▶ [Aim]:
Note each line that includes the word "this". Copy those lines.

[Start Dataset records]

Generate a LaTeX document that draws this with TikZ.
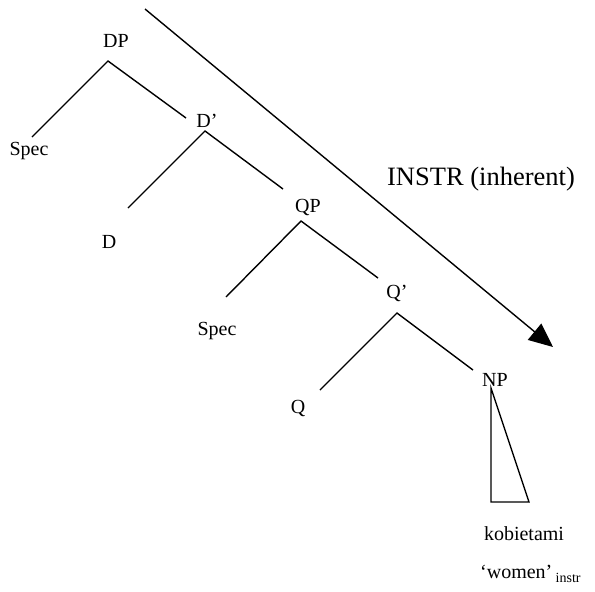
\documentclass[tikz,border=0pt]{standalone}
\usepackage{fontspec}
\setmainfont{Liberation Serif}
\usetikzlibrary{arrows.meta}
\begin{document}
\begin{tikzpicture}[x=1pt,y=-1pt,
  lbl/.style={anchor=base,inner sep=0pt,font=\fontsize{20}{24}\selectfont},
  branch/.style={line width=1.4pt},
  caselbl/.style={anchor=base,inner sep=0pt,font=\fontsize{26.5}{30}\selectfont}]
\useasboundingbox (0,0) rectangle (595,592);

% category labels
\node[lbl] (DP) at (116,47) {DP};
\node[lbl] (spec1) at (29,155) {Spec};
\node[lbl] (Dbar) at (207,127) {D’};
\node[lbl] (D) at (109,248) {D};
\node[lbl] (QP) at (308,212) {QP};
\node[lbl] (spec2) at (217,335) {Spec};
\node[lbl] (Qbar) at (397,298) {Q’};
\node[lbl] (Q) at (298,413) {Q};
\node[lbl] (NP) at (495,386) {NP};
\node[lbl] (word) at (524,540) {kobietami};
\node[lbl,anchor=base west] (gloss) at (480,578) {‘women’\,{\fontsize{14}{16}\selectfont\raisebox{-4pt}{instr}}};
\node[caselbl] (case) at (481,185) {INSTR (inherent)};

% branch points and branch ends
\coordinate (dpTop) at (108,61);
\coordinate (dpL) at (32,137);
\coordinate (dpR) at (186,118);
\coordinate (dbTop) at (205,131);
\coordinate (dbL) at (128,208);
\coordinate (dbR) at (283,189);
\coordinate (qpTop) at (301,221);
\coordinate (qpL) at (226,297);
\coordinate (qpR) at (378,278);
\coordinate (qbTop) at (397,313);
\coordinate (qbL) at (320,390);
\coordinate (qbR) at (473,370);
\coordinate (npTop) at (491,388);
\coordinate (npBL) at (491,502);
\coordinate (npBR) at (529,502);

\draw[branch] (dpL) -- (dpTop) -- (dpR);
\draw[branch] (dbL) -- (dbTop) -- (dbR);
\draw[branch] (qpL) -- (qpTop) -- (qpR);
\draw[branch] (qbL) -- (qbTop) -- (qbR);
\draw[branch] (npTop) -- (npBL) -- (npBR) -- cycle;

% case-assignment arrow
\coordinate (arrS) at (145,9);
\coordinate (arrE) at (553,347);
\draw[branch,-{Triangle[length=24pt,width=21pt]}] (arrS) -- (arrE);
\end{tikzpicture}
\end{document}
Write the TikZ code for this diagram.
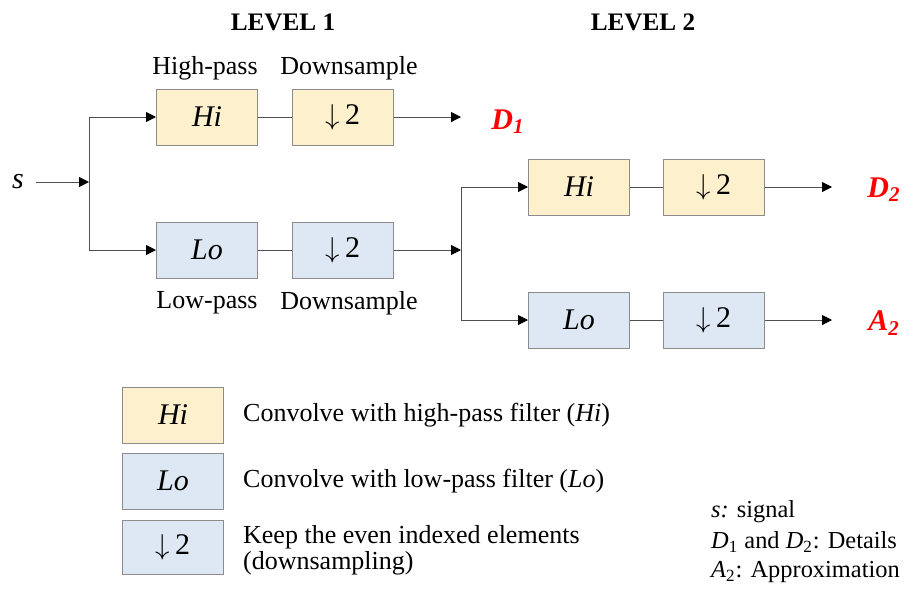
\documentclass[tikz,border=0pt]{standalone}
\usepackage{fontspec}
\setmainfont{Liberation Serif}
\usetikzlibrary{arrows.meta}
\definecolor{hifill}{HTML}{FDF0CD}
\definecolor{lofill}{HTML}{DEE8F4}
\definecolor{boxline}{HTML}{8C8C8C}
\definecolor{wire}{HTML}{505050}
\definecolor{outred}{HTML}{FF0000}
\newcommand{\dsix}{$\downarrow$\,2}
\begin{document}
\begin{tikzpicture}[x=0.5pt,y=-0.5pt,>={Triangle[length=5pt,width=5pt,color=black]},line width=0.5pt,
	blk/.style={draw=boxline,minimum width=50.5pt,minimum height=28pt,inner sep=0pt,font=\fontsize{15}{17}\selectfont},
	hibox/.style={blk,fill=hifill},
	lobox/.style={blk,fill=lofill},
	lbl/.style={font=\fontsize{13}{13}\selectfont},
	note/.style={font=\fontsize{12.2}{14}\selectfont,anchor=west},
	ttl/.style={font=\fontsize{12.6}{14}\selectfont\bfseries},
	outlbl/.style={text=outred,font=\fontsize{15}{17}\selectfont\bfseries\itshape}]
	\useasboundingbox (0,0) rectangle (919,596);
	\begin{scope}[every path/.append style={draw=wire}]
		% titles
		\node[ttl] (t1) at (283,22) {LEVEL 1};
		\node[ttl] (t2) at (643,22) {LEVEL 2};
		% level 1
		\node[lbl] (hp) at (205,68) {High-pass};
		\node[lbl] (ds1) at (349,68) {Downsample};
		\node[hibox] (hi1) at (207,117) {\textit{Hi}};
		\node[hibox] (dh1) at (343,117) {\dsix};
		\node[lobox] (lo1) at (207,250) {\textit{Lo}};
		\node[lobox] (dl1) at (343,250) {\dsix};
		\node[lbl] (lp) at (207,303) {Low-pass};
		\node[lbl] (ds2) at (349,303) {Downsample};
		\node[font=\fontsize{15}{17}\selectfont\itshape,inner sep=6pt] (s) at (18,182) {s};
		\coordinate (j1) at (89,182);
		\coordinate (e1) at (461,117);
		\node[outlbl] (d1) at (508,122) {D\textsubscript{1}};
		\draw[->] (s) -- (j1);
		\draw[->] (j1) |- (hi1);
		\draw[->] (j1) |- (lo1);
		\draw (hi1) -- (dh1);
		\draw (lo1) -- (dl1);
		\draw[->] (dh1) -- (e1);
		% level 2
		\node[hibox] (hi2) at (579,187) {\textit{Hi}};
		\node[hibox] (dh2) at (714,187) {\dsix};
		\node[lobox] (lo2) at (579,320) {\textit{Lo}};
		\node[lobox] (dl2) at (714,320) {\dsix};
		\coordinate (j2) at (461,250);
		\coordinate (e2) at (832,187);
		\coordinate (e3) at (832,320);
		\node[outlbl] (d2) at (884,190) {D\textsubscript{2}};
		\node[outlbl] (a2) at (884,323) {A\textsubscript{2}};
		\draw[->] (dl1) -- (j2);
		\draw[->] (j2) |- (hi2);
		\draw[->] (j2) |- (lo2);
		\draw (hi2) -- (dh2);
		\draw (lo2) -- (dl2);
		\draw[->] (dh2) -- (e2);
		\draw[->] (dl2) -- (e3);
	\end{scope}
	% legend
	\node[hibox] (khi) at (173,415) {\textit{Hi}};
	\node[lobox] (klo) at (173,481) {\textit{Lo}};
	\node[lobox,minimum height=27pt] (kds) at (173,547) {\dsix};
	\node[lbl,anchor=west] (thi) at (236,415) {Convolve with high-pass filter (\textit{Hi})};
	\node[lbl,anchor=west] (tlo) at (236,481) {Convolve with low-pass filter (\textit{Lo})};
	\node[lbl,anchor=west,align=left] (tds) at (236,550) {Keep the even indexed elements\\(downsampling)};
	% notes
	\node[note] (n1) at (704,512) {\textit{s:} signal};
	\node[note] (n2) at (704,542) {\textit{D}\textsubscript{1} and \textit{D}\textsubscript{2}: Details};
	\node[note] (n3) at (704,572) {\textit{A}\textsubscript{2}: Approximation};
\end{tikzpicture}
\end{document}
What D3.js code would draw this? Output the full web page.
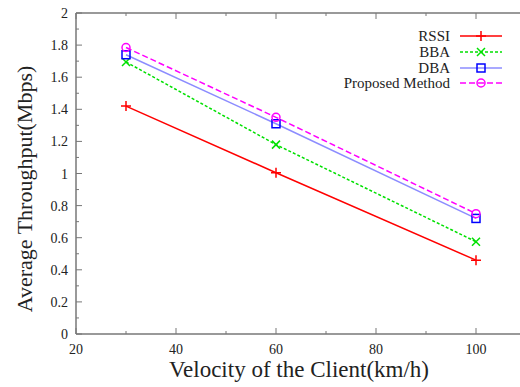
<!DOCTYPE html>
<html>
  <head>
    <meta charset="utf-8">
    <script src="https://d3js.org/d3.v7.min.js"></script>
    <style>
    body { margin: 0; background-color: #fff; }
    svg { display: block; font-family: "Liberation Serif", "DejaVu Serif", serif; }
    </style>
  </head>
  <body>
    <script>
      // data
      const velocity = [30, 60, 100]
      const seriesNames = ['RSSI', 'BBA', 'DBA', 'Proposed Method']
      const rssi = [1.42, 1.005, 0.46]
      const bba = [1.695, 1.18, 0.575]
      const dba = [1.74, 1.31, 0.72]
      const proposed = [1.785, 1.35, 0.75]
      const xTicks = [20, 40, 60, 80, 100]
      const yTicks = [0, 0.2, 0.4, 0.6, 0.8, 1, 1.2, 1.4, 1.6, 1.8, 2]

      const w = 520, h = 387
      const m = {left: 76, top: 13, right: -6, bottom: 53}

      const svg = d3.select('body').append('svg')
                    .attr('width', w).attr('height', h)

      const x = d3.scaleLinear().domain([20, 110]).range([m.left, w - m.right])
      const y = d3.scaleLinear().domain([0, 2]).range([h - m.bottom, m.top])

      const styles = [
        {color: '#ff0000', line: '#ff0000', dash: null, mark: 'plus'},
        {color: '#00e000', line: '#00e000', dash: '3,2', mark: 'cross'},
        {color: '#0000ff', line: '#8c8cff', dash: null, mark: 'square'},
        {color: '#ff00ff', line: '#ff00ff', dash: '6,3', mark: 'circle'}
      ]
      const values = [rssi, bba, dba, proposed]

      // frame
      const axisColor = '#777'
      svg.append('line').attr('x1', x(20)).attr('x2', w).attr('y1', y(0)).attr('y2', y(0))
         .attr('stroke', axisColor).attr('stroke-width', 1.5)
      svg.append('line').attr('x1', x(20)).attr('x2', w).attr('y1', y(2)).attr('y2', y(2))
         .attr('stroke', axisColor).attr('stroke-width', 1.5)
      svg.append('line').attr('x1', x(20)).attr('x2', x(20)).attr('y1', y(0)).attr('y2', y(2))
         .attr('stroke', axisColor).attr('stroke-width', 1.5)

      // y ticks (major + minor, pointing inward)
      d3.range(0, 2.01, 0.1).forEach((v, i) => {
        let len = i % 2 === 0 ? 6 : 3
        svg.append('line').attr('x1', x(20)).attr('x2', x(20) + len)
           .attr('y1', y(v)).attr('y2', y(v))
           .attr('stroke', axisColor).attr('stroke-width', 1)
      })
      svg.selectAll('.ylab').data(yTicks).enter().append('text')
         .attr('x', x(20) - 8).attr('y', d => y(d) + 5)
         .attr('text-anchor', 'end').attr('font-size', 14).attr('fill', '#222')
         .text(d => d)

      // x ticks top and bottom
      d3.range(20, 111, 10).forEach((v, i) => {
        let len = i % 2 === 0 ? 6 : 3
        svg.append('line').attr('x1', x(v)).attr('x2', x(v))
           .attr('y1', y(0)).attr('y2', y(0) - len)
           .attr('stroke', axisColor).attr('stroke-width', 1)
        svg.append('line').attr('x1', x(v)).attr('x2', x(v))
           .attr('y1', y(2)).attr('y2', y(2) + len)
           .attr('stroke', axisColor).attr('stroke-width', 1)
      })
      svg.selectAll('.xlab').data(xTicks).enter().append('text')
         .attr('x', d => x(d)).attr('y', y(0) + 20)
         .attr('text-anchor', 'middle').attr('font-size', 14).attr('fill', '#222')
         .text(d => d)

      // axis titles
      svg.append('text').attr('x', 299).attr('y', 377)
         .attr('text-anchor', 'middle').attr('font-size', 23).attr('fill', '#222')
         .text('Velocity of the Client(km/h)')
      svg.append('text')
         .attr('transform', `translate(32, 189) rotate(-90)`)
         .attr('text-anchor', 'middle').attr('font-size', 22).attr('fill', '#222')
         .text('Average Throughput(Mbps)')

      function marker(g, type, cx, cy, color) {
        if (type === 'plus') {
          g.append('path').attr('d', `M${cx-5},${cy}H${cx+5}M${cx},${cy-5}V${cy+5}`)
           .attr('stroke', color).attr('stroke-width', 1.5)
        } else if (type === 'cross') {
          g.append('path').attr('d', `M${cx-4},${cy-4}L${cx+4},${cy+4}M${cx-4},${cy+4}L${cx+4},${cy-4}`)
           .attr('stroke', color).attr('stroke-width', 1.5)
        } else if (type === 'square') {
          g.append('rect').attr('x', cx - 4).attr('y', cy - 4).attr('width', 8).attr('height', 8)
           .attr('fill', 'none').attr('stroke', color).attr('stroke-width', 1.5)
        } else {
          g.append('circle').attr('cx', cx).attr('cy', cy).attr('r', 4)
           .attr('fill', 'none').attr('stroke', color).attr('stroke-width', 1.5)
        }
      }

      const line = d3.line().x((d, i) => x(velocity[i])).y(d => y(d))

      values.forEach((vals, s) => {
        let st = styles[s]
        let g = svg.append('g')
        g.append('path').datum(vals).attr('d', line)
         .attr('fill', 'none').attr('stroke', st.line).attr('stroke-width', 1.5)
         .attr('stroke-dasharray', st.dash)
        vals.forEach((v, i) => marker(g, st.mark, x(velocity[i]), y(v), st.color))
      })

      // legend
      const legY = [36, 52, 68, 83]
      seriesNames.forEach((name, s) => {
        let st = styles[s]
        let g = svg.append('g')
        g.append('text').attr('x', 450).attr('y', legY[s] + 5)
         .attr('text-anchor', 'end').attr('font-size', 15).attr('fill', '#222')
         .text(name)
        g.append('line').attr('x1', 460).attr('x2', 502)
         .attr('y1', legY[s]).attr('y2', legY[s])
         .attr('stroke', st.line).attr('stroke-width', 1.5)
         .attr('stroke-dasharray', st.dash)
        marker(g, st.mark, 481, legY[s], st.color)
      })
    </script>
  </body>
</html>
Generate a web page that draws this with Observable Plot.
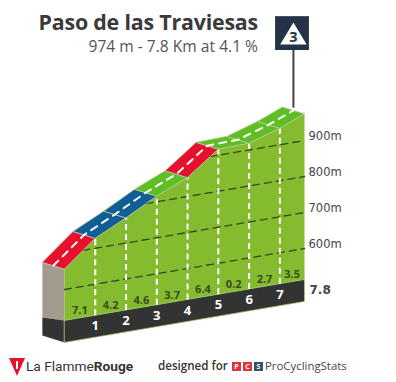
<!DOCTYPE html>
<html><head><meta charset="utf-8">
<script src="https://cdn.jsdelivr.net/npm/d3@7"></script>
<script src="https://cdn.jsdelivr.net/npm/@observablehq/plot@0.6"></script>
<style>
html,body{margin:0;padding:0;background:#fff;width:396px;height:382px;overflow:hidden;font-family:"Open Sans",sans-serif}
#wrap{position:relative;width:396px;height:382px}
#wrap svg.main{position:absolute;left:0;top:0}
.t{position:absolute;white-space:nowrap}
#title{right:138px;top:7px;font:700 21.4px "Open Sans",sans-serif;color:#3a3a3a;letter-spacing:-.2px}
#sub{right:138px;top:35px;font:400 15.6px "Open Sans",sans-serif;color:#555}
#foot1{left:26px;top:358px;font:400 13.7px Roboto,sans-serif;color:#333}
#foot1 b{font-weight:700}
#foot2{left:158px;top:358px;font:600 11.6px "Open Sans",sans-serif;color:#333}
#foot3{left:265px;top:358px;font:400 11.4px "Open Sans",sans-serif;color:#444}
.pcs{position:absolute;top:362px;width:9px;height:9px;font:700 7px "Open Sans",sans-serif;color:#fff;text-align:center;line-height:9px}
</style></head><body>
<div id="wrap">
<div class="t" id="title">Paso de las Traviesas</div>
<div class="t" id="sub">974 m - 7.8 Km at 4.1 %</div>
<svg class="t" style="left:8px;top:357px" width="18" height="20"><path d="M1 1H17L9 19Z" fill="#e8112d"/><path d="M8 4h2v8h-2z" fill="#fff"/></svg>
<div class="t" id="foot1">La Flamme<b>Rouge</b></div>
<div class="t" id="foot2">designed for</div>
<div class="pcs" style="left:232px;background:#e0323c">P</div>
<div class="pcs" style="left:243px;background:#e0323c">C</div>
<div class="pcs" style="left:254px;background:#33506e">S</div>
<div class="t" id="foot3">ProCyclingStats</div>
</div>
<script>
// Values
const kmMarks = [0, 1, 2, 3, 4, 5, 6, 7, 7.8];
const elevations = [657, 728, 770, 816, 853, 917, 919, 946, 974];
const gradients = [7.1, 4.2, 4.6, 3.7, 6.4, 0.2, 2.7, 3.5];
const gradientLabels = ["7.1", "4.2", "4.6", "3.7", "6.4", "0.2", "2.7", "3.5"];
const roadColors = ["#e8112d", "#0f5f94", "#0f5f94", "#5fbe23", "#e8112d", "#5fbe23", "#5fbe23", "#5fbe23"];
const gridElevations = [600, 700, 800, 900];
const gridStartKm = [0, 0.6, 2.65, 4.73];
const gridLabels = ["600m", "700m", "800m", "900m"];
const baseElevation = 514, footElevation = 453, totalKm = 7.8, pinKm = 7.44;

// oblique projection: every km going left sinks the picture by a fixed elevation amount
const sink = 14.6, depthKm = 0.72, depthTop = 19, depthBase = 8, depthFoot = 19;
const V = (km, e) => e - (totalKm - km) * sink;
const poly = pts => pts.map(([km, v]) => ({km, v}));
const profile = kmMarks.map((km, i) => [km, V(km, elevations[i])]);

const face = poly([...profile, [totalKm, V(totalKm, baseElevation)], [0, V(0, baseElevation)]]);
const foot = poly([[0, V(0, baseElevation)], [totalKm, V(totalKm, baseElevation)], [totalKm, V(totalKm, footElevation)], [0, V(0, footElevation)]]);
const footSide = poly([[-depthKm, V(0, baseElevation) + depthBase], [0, V(0, baseElevation)], [0, V(0, footElevation)], [-depthKm, V(0, footElevation) + depthFoot]]);
const wall = poly([[-depthKm, V(0, elevations[0]) + depthTop], [0, V(0, elevations[0])], [0, V(0, baseElevation)], [-depthKm, V(0, baseElevation) + depthBase]]);

const road = (i) => Plot.line(poly([
  profile[i], profile[i + 1],
  [profile[i + 1][0] - depthKm, profile[i + 1][1] + depthTop],
  [profile[i][0] - depthKm, profile[i][1] + depthTop]
]), {x: "km", y: "v", fill: roadColors[i], stroke: "#b9c9a8", strokeWidth: 0.8, curve: "linear-closed"});

const centre = poly(profile.map(([km, v]) => [km - depthKm / 2, v + depthTop / 2]));
const ticks = kmMarks.slice(1, -1).map((km, i) => ({km, a: V(km, baseElevation), b: profile[i + 1][1], label: String(i + 1), mid: V(km, (baseElevation + footElevation) / 2)}));
const grads = gradientLabels.map((label, i) => {
  const km = i === 7 ? 7.4 : kmMarks[i] + 0.5;
  return {km, v: V(km, baseElevation), label};
});
const grid = gridElevations.flatMap((e, i) => [
  {km: gridStartKm[i], v: V(gridStartKm[i], e), e},
  {km: totalKm, v: V(totalKm, e), e}
]);
const gridText = gridElevations.map((e, i) => ({km: totalKm, v: e, label: gridLabels[i]}));

const chart = Plot.plot({
  width: 396, height: 382, margin: 0,
  x: {domain: [-2.08, 10.79], range: [0, 396], axis: null},
  y: {domain: [227.8, 1288.9], range: [382, 0], axis: null},
  style: {background: "transparent", overflow: "visible"},
  marks: [
    Plot.line(wall, {x: "km", y: "v", fill: "#a39b90", curve: "linear-closed"}),
    Plot.line(footSide, {x: "km", y: "v", fill: "#333333", curve: "linear-closed"}),
    Plot.line(face, {x: "km", y: "v", fill: "#85bb2f", curve: "linear-closed"}),
    Plot.line(foot, {x: "km", y: "v", fill: "#333333", stroke: "#a9cf6a", strokeWidth: 0.7, curve: "linear-closed"}),
    Plot.line(grid, {x: "km", y: "v", z: "e", stroke: "#36471f", strokeWidth: 1.3, strokeDasharray: "7 5"}),
    Plot.link(ticks, {x1: "km", x2: "km", y1: "a", y2: "b", stroke: "#fff", strokeWidth: 2, strokeDasharray: "6 4"}),
    ...gradients.map((g, i) => road(i)),
    Plot.line(centre, {x: "km", y: "v", stroke: "#fff", strokeWidth: 2, strokeDasharray: "7 6"}),
    Plot.text(grads, {x: "km", y: "v", text: "label", dy: -7, fill: "#3a4a22", fontSize: 11, fontWeight: 700, fontFamily: "'Open Sans',sans-serif"}),
    Plot.text(ticks, {x: "km", y: "mid", text: "label", fill: "#fff", fontSize: 13, fontWeight: 700, fontFamily: "'Open Sans',sans-serif"}),
    Plot.text(gridText, {x: "km", y: "v", text: "label", dx: 4, dy: -4.5, textAnchor: "start", fill: "#444", fontSize: 11.5, fontWeight: 400, fontFamily: "'DejaVu Sans',sans-serif"}),
    Plot.text([{km: totalKm, v: V(totalKm, (baseElevation + footElevation) / 2)}], {x: "km", y: "v", text: () => "7.8", dx: 5, textAnchor: "start", fill: "#444", fontSize: 12, fontWeight: 700, fontFamily: "'DejaVu Sans',sans-serif"}),
    // summit sign
    Plot.ruleX([pinKm], {y1: 990, y2: 1150, stroke: "#444", strokeWidth: 2}),
    Plot.rect([{}], {x1: () => 6.86, x2: () => 7.96, y1: () => 1150, y2: () => 1244, fill: "#243347"}),
    Plot.line(poly([[pinKm, 1228], [pinKm + 0.43, 1167], [pinKm - 0.43, 1167]]), {x: "km", y: "v", fill: "#fff", curve: "linear-closed"}),
    Plot.text([{km: pinKm, v: 1187}], {x: "km", y: "v", text: () => "3", fill: "#243347", fontSize: 14.5, fontWeight: 700, fontFamily: "'Open Sans',sans-serif"})
  ]
});
chart.classList.add("main");
document.getElementById("wrap").prepend(chart);
</script>
</body></html>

[End Dataset records]

▶ [Result]:
Generate a LaTeX document that draws this with TikZ.
Write the TikZ code for this diagram.
What D3.js code would draw this? Output the full web page.
Generate a web page that draws this with Observable Plot.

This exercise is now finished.